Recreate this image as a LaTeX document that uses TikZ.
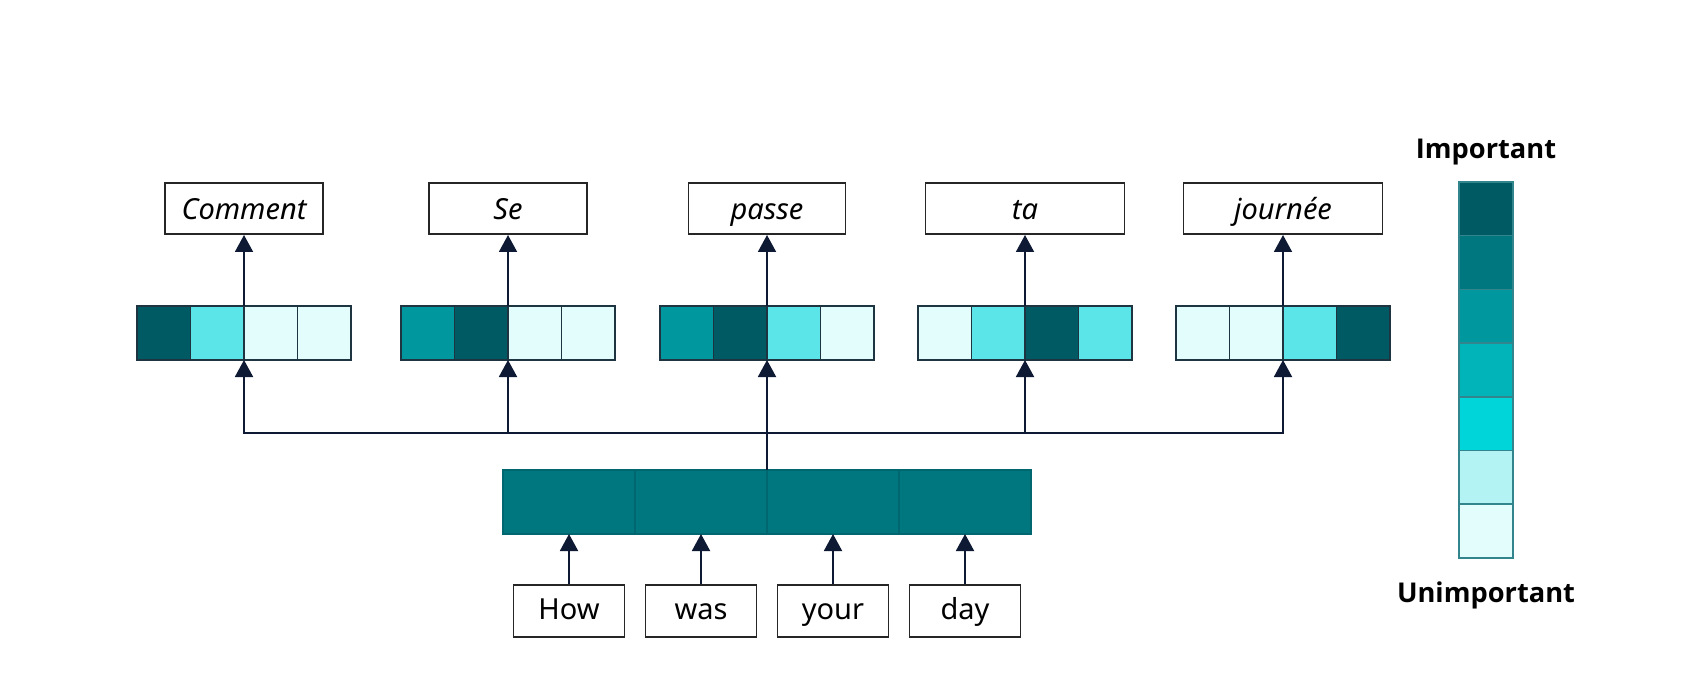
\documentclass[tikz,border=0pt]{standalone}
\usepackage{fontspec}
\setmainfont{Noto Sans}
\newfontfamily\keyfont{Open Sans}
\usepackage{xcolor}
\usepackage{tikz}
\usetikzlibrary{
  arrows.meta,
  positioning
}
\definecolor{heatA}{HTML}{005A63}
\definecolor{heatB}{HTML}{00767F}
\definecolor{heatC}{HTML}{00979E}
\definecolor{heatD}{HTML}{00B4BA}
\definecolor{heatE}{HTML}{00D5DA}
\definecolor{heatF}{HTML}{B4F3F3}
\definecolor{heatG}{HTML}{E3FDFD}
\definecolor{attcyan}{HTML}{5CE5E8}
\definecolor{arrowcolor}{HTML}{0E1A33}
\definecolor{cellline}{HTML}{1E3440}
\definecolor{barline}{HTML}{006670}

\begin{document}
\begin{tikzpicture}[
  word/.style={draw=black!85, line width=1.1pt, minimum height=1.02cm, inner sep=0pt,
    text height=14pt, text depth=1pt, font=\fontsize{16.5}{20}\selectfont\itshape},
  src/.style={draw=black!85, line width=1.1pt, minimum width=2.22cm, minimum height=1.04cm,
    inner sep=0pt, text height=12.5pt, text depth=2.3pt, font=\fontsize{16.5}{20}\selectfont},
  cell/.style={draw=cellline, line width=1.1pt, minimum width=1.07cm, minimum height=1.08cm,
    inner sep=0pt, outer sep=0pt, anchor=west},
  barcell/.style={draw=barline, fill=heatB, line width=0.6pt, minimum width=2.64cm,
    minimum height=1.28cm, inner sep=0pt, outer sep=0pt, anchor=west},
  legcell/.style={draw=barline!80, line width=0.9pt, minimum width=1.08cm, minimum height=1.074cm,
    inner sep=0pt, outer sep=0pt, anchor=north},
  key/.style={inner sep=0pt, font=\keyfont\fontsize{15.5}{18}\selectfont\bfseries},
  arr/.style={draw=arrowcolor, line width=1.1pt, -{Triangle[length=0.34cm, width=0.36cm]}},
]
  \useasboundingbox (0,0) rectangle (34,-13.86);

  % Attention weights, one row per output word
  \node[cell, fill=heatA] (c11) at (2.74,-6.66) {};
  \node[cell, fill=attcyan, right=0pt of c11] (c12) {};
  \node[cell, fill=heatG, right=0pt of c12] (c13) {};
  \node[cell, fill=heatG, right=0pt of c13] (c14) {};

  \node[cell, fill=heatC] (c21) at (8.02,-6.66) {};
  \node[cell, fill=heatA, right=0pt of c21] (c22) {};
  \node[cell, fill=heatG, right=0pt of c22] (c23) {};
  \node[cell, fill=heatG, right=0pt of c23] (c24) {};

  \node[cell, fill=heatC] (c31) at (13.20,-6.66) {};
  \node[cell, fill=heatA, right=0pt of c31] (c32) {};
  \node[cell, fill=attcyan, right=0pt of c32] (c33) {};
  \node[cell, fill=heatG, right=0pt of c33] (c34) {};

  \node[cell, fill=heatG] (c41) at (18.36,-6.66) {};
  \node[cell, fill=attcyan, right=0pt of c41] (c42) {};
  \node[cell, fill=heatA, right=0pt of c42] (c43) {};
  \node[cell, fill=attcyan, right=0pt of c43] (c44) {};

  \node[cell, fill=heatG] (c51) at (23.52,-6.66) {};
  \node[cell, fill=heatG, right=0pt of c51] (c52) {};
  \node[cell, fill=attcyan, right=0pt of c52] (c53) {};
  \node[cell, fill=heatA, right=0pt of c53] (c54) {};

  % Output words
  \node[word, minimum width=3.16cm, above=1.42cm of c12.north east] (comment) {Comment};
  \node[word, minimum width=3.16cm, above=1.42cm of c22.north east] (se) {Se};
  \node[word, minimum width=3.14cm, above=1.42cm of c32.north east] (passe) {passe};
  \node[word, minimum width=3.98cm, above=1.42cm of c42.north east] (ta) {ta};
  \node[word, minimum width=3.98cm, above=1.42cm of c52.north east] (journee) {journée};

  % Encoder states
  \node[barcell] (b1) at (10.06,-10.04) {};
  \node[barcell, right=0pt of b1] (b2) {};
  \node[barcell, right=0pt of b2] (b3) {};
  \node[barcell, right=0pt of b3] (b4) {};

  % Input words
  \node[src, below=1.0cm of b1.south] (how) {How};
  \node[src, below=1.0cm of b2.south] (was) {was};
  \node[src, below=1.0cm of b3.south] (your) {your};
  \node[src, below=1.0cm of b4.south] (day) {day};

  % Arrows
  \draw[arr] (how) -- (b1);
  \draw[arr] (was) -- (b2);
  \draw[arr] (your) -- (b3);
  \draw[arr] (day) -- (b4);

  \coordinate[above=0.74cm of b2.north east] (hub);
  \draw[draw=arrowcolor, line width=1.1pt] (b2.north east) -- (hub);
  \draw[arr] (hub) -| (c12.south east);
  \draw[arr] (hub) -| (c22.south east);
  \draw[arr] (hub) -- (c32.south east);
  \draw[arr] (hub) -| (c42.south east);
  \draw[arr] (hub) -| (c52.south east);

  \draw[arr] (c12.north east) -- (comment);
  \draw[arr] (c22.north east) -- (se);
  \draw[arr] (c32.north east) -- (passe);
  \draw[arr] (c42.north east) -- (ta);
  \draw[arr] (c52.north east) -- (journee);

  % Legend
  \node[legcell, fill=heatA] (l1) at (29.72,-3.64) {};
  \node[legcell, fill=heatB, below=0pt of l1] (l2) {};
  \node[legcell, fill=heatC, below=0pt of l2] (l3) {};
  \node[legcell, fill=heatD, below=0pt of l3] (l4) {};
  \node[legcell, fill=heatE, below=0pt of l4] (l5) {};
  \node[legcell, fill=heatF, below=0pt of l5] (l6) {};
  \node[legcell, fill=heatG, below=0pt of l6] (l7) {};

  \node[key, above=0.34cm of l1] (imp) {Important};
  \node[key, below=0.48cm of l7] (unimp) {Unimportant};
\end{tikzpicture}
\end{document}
----
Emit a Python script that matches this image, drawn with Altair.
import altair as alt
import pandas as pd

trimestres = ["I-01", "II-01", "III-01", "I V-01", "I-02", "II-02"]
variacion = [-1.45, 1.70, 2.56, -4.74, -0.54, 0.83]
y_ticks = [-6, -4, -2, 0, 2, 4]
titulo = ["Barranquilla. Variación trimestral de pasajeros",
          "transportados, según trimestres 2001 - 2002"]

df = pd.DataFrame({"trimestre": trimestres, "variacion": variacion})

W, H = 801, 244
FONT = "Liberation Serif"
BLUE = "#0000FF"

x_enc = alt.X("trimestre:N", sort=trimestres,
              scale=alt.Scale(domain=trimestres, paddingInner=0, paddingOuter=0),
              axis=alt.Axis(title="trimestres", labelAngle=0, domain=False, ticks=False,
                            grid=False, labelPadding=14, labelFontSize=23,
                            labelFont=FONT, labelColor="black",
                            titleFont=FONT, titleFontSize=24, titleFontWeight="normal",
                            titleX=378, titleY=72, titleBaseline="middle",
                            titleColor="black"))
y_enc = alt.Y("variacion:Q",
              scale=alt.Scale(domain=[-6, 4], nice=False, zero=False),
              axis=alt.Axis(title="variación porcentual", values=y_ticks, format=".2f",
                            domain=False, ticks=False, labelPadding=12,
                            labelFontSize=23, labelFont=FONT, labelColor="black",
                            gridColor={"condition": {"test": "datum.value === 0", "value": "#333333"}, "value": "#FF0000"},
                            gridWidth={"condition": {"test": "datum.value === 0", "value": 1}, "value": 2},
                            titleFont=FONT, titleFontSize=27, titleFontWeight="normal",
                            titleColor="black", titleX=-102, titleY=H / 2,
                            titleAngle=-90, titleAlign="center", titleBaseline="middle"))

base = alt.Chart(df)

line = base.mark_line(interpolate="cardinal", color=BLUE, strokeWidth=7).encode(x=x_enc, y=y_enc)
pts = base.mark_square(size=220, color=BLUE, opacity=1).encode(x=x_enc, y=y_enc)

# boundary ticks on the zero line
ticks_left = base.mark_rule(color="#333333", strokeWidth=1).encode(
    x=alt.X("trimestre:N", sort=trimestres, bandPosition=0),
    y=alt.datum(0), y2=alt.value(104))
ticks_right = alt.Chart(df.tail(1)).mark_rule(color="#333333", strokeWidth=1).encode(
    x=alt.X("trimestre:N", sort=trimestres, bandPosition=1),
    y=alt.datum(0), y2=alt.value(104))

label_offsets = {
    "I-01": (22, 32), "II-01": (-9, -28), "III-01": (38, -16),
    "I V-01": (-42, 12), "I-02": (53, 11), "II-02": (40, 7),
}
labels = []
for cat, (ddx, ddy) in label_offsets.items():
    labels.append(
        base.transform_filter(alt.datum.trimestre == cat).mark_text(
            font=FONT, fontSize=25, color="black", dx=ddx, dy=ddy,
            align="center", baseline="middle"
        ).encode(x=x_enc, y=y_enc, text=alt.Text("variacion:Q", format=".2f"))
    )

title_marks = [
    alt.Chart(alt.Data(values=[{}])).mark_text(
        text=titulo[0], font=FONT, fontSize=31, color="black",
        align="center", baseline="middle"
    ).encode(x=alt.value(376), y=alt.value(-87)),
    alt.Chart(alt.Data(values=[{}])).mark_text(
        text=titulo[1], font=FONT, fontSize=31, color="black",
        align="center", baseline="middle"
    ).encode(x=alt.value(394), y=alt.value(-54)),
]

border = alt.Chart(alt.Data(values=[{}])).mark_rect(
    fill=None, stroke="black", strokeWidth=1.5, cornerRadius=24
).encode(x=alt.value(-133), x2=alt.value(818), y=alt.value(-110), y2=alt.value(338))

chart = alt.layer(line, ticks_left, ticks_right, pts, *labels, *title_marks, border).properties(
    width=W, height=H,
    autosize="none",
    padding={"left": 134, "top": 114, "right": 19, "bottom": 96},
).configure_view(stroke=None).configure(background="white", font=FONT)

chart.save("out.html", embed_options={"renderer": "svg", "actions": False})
----
▸ Directions for this task: How many of the lines above include the string "that"? Reply with the number by itself.

▸ Response: 2